Earl lives in an unnamed small town where gay men have to be nudged to come out by macho straight bumpkins such as Earl: a mythic village that’s a distant memory, if it ever existed. Gaze on the setting’s relentless sunlight and desert foliage, and you’re likely to think Southern California, not Mayberry.

But all three are coasting on laughs that sometimes tweak, mock and upend the urban cultural bias they otherwise embody. Ben, the underachiever on "Practice," is the only non-cartoon: His brother’s a plastic surgeon Lothario, his sister’s a badly dressed lesbian, his father is an emasculated metrosexual (Henry Winkler) and his mother (Stockard Channing) is a cardiologist who’s an often heartless blend of Maude and Phyllis.

When she lists her daughter’s many ex-lovers, her daughter replies, "I’m touched that you remember them." "The question is, dear," Channing retorts, "Do you?"

Ben’s wife (who just left him) is described as a "tree hugger" and self-righteous vegan unmissed by her in-laws. In these culture wars, it’s open season on blue- and red-state targets alike.

A recent "Mother," meanwhile, effectively put down an urban mecca dating back decades: the loud, crowded, impossible-to-get-into disco. They all get in, only to find its exclusiveness empty, unable to hear each other the rest of the show, still shouting in the cab ride home.

Of the lot, "Mother" seems the most derivative, a G-rated "Sex and the City." Its one novelty — it’s told in flashback by a man to his kids in the future — is already a pointless gimmick. Neil Patrick Harris, hailed as the new Frasier, is a synthetic echo, while Alyson Hannigan, the "American Pie" band camper, is oddly bland. The players on "Practice" are more promising, including Christopher Gorham’s Ben, cute and puppylike, just as the role requires.

But "Earl," a descendant of "Scrubs" and "Arrested Development," is the most endearing, as carefree as the independent films it evokes. (Jason Lee, who’s Earl, dates to "Chasing Amy," and even guests, such as Giovanni Ribisi, tend to share that indie background.)

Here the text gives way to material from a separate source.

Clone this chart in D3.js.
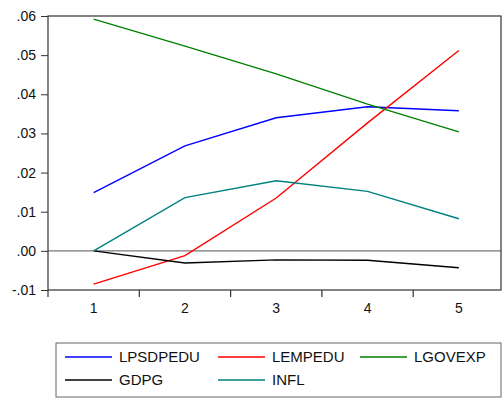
<!DOCTYPE html>
<html>
<head>
<meta charset="utf-8">
<script src="https://cdn.jsdelivr.net/npm/d3@7"></script>
<style>
  body { margin: 0; background: #fff; }
  svg { display: block; font-family: Arial, "Liberation Sans", sans-serif; }
</style>
</head>
<body>
<div id="chart"></div>
<script>
// periods and series
const periods = [1, 2, 3, 4, 5];
const lpsdpedu = [0.0149, 0.0268, 0.0340, 0.0368, 0.0358];
const lempedu = [-0.0085, -0.0012, 0.0135, 0.0327, 0.0512];
const lgovexp = [0.0592, 0.0523, 0.0452, 0.0375, 0.0304];
const gdpg = [0.0000, -0.0031, -0.0023, -0.0024, -0.0043];
const infl = [0.0000, 0.0136, 0.0179, 0.0152, 0.0082];
const yTicks = [-0.01, 0.00, 0.01, 0.02, 0.03, 0.04, 0.05, 0.06];

const series = [
    { name: "LPSDPEDU", values: lpsdpedu, color: "#0000ff" },
    { name: "LEMPEDU", values: lempedu, color: "#ff0000" },
    { name: "LGOVEXP", values: lgovexp, color: "#008000" },
    { name: "GDPG", values: gdpg, color: "#000000" },
    { name: "INFL", values: infl, color: "#008080" }
];

const width = 502, height = 398;
const plot = { left: 48, top: 16, right: 501, bottom: 290 };

const svg = d3.select("#chart").append("svg")
    .attr("width", width)
    .attr("height", height);

const x = d3.scaleLinear().domain([0.5, 5.5]).range([plot.left, 504.5]);
const y = d3.scaleLinear().domain([-0.01, 0.06]).range([plot.bottom, plot.top]);

// zero line
svg.append("line")
    .attr("x1", plot.left).attr("x2", plot.right)
    .attr("y1", y(0)).attr("y2", y(0))
    .attr("stroke", "#777").attr("stroke-width", 1.2);

// frame
svg.append("rect")
    .attr("x", plot.left).attr("y", plot.top)
    .attr("width", plot.right - plot.left)
    .attr("height", plot.bottom - plot.top)
    .attr("fill", "none")
    .attr("stroke", "#333").attr("stroke-width", 1.2);

// y axis
const fmt = v => {
    const s = d3.format(".2f")(Math.abs(v)).replace(/^0/, "");
    return (v < 0 ? "-" : "") + s;
};
const yAxis = svg.append("g")
    .attr("transform", `translate(${plot.left},0)`)
    .call(d3.axisLeft(y).tickValues(yTicks).tickFormat(fmt).tickSize(7).tickPadding(5));
yAxis.select(".domain").remove();
yAxis.selectAll("line").attr("stroke", "#333");
yAxis.selectAll("text").style("font-size", "14px").attr("fill", "#111");

// x axis: ticks between periods, labels centered on periods
const xAxis = svg.append("g")
    .attr("transform", `translate(0,${plot.bottom})`);
xAxis.selectAll("line")
    .data([0.5, 1.5, 2.5, 3.5, 4.5])
    .join("line")
    .attr("x1", d => x(d)).attr("x2", d => x(d))
    .attr("y1", 0).attr("y2", 7)
    .attr("stroke", "#333").attr("stroke-width", 1.2);
xAxis.selectAll("text")
    .data(periods)
    .join("text")
    .attr("x", d => x(d))
    .attr("y", 23)
    .attr("text-anchor", "middle")
    .style("font-size", "14px")
    .attr("fill", "#111")
    .text(d => d);

// lines
const line = d3.line()
    .x((d, i) => x(periods[i]))
    .y(d => y(d));

svg.append("g")
    .selectAll("path")
    .data(series)
    .join("path")
    .attr("d", d => line(d.values))
    .attr("fill", "none")
    .attr("stroke", d => d.color)
    .attr("stroke-width", 1.4);

// legend
const legend = svg.append("g");
legend.append("rect")
    .attr("x", 56).attr("y", 343)
    .attr("width", 445).attr("height", 54)
    .attr("fill", "#fff")
    .attr("stroke", "#666").attr("stroke-width", 1);

const cols = [65, 218, 360];
const rows = [357, 380];
const item = legend.selectAll("g.item")
    .data(series)
    .join("g")
    .attr("class", "item")
    .attr("transform", (d, i) => `translate(${cols[i % 3]},${rows[Math.floor(i / 3)]})`);
item.append("line")
    .attr("x1", 0).attr("x2", 47)
    .attr("stroke", d => d.color).attr("stroke-width", 1.4);
item.append("text")
    .attr("x", 54).attr("dy", "0.36em")
    .style("font-size", "15px")
    .attr("fill", "#111")
    .text(d => d.name);
</script>
</body>
</html>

Though Earl’s brother is so ludicrously dim he makes Joey Tribiani look like a human genome expert, the show does boast Jaime Pressly’s funny, headstrong performance as Earl’s greedy ex-wife. Unlikely topics include U.S. immigration. While trying to teach English to a classroom of would-be citizens, Earl exclaims, "No wonder teachers make so much money."

Like the merlot milieu send-ups of "Practice," a recent "Earl" episode sided with the scruffs as it mocked the goody-goody and middlebrow via a woman addicted to picnics, baby talk and papier-mache crafts.

"Earl" also reaches the furthest back in lore — and deepest into the soul — for its theme. Earl, winner of $100,000 in a lottery, is on a mission to make up for past evil. A bad man turning good is perennially relevant, fuel for everything from "King Lear" and "A Christmas Carol" to "Jerry Maguire."

Indeed, the possibilities for Earl’s weekly redemption are only as limited as our capacity to rob, lie or seduce. Better still, cupidity and avarice cross all ethnic, geographic and class boundaries. Nothing beats the human condition at blurring our biases or making us smile.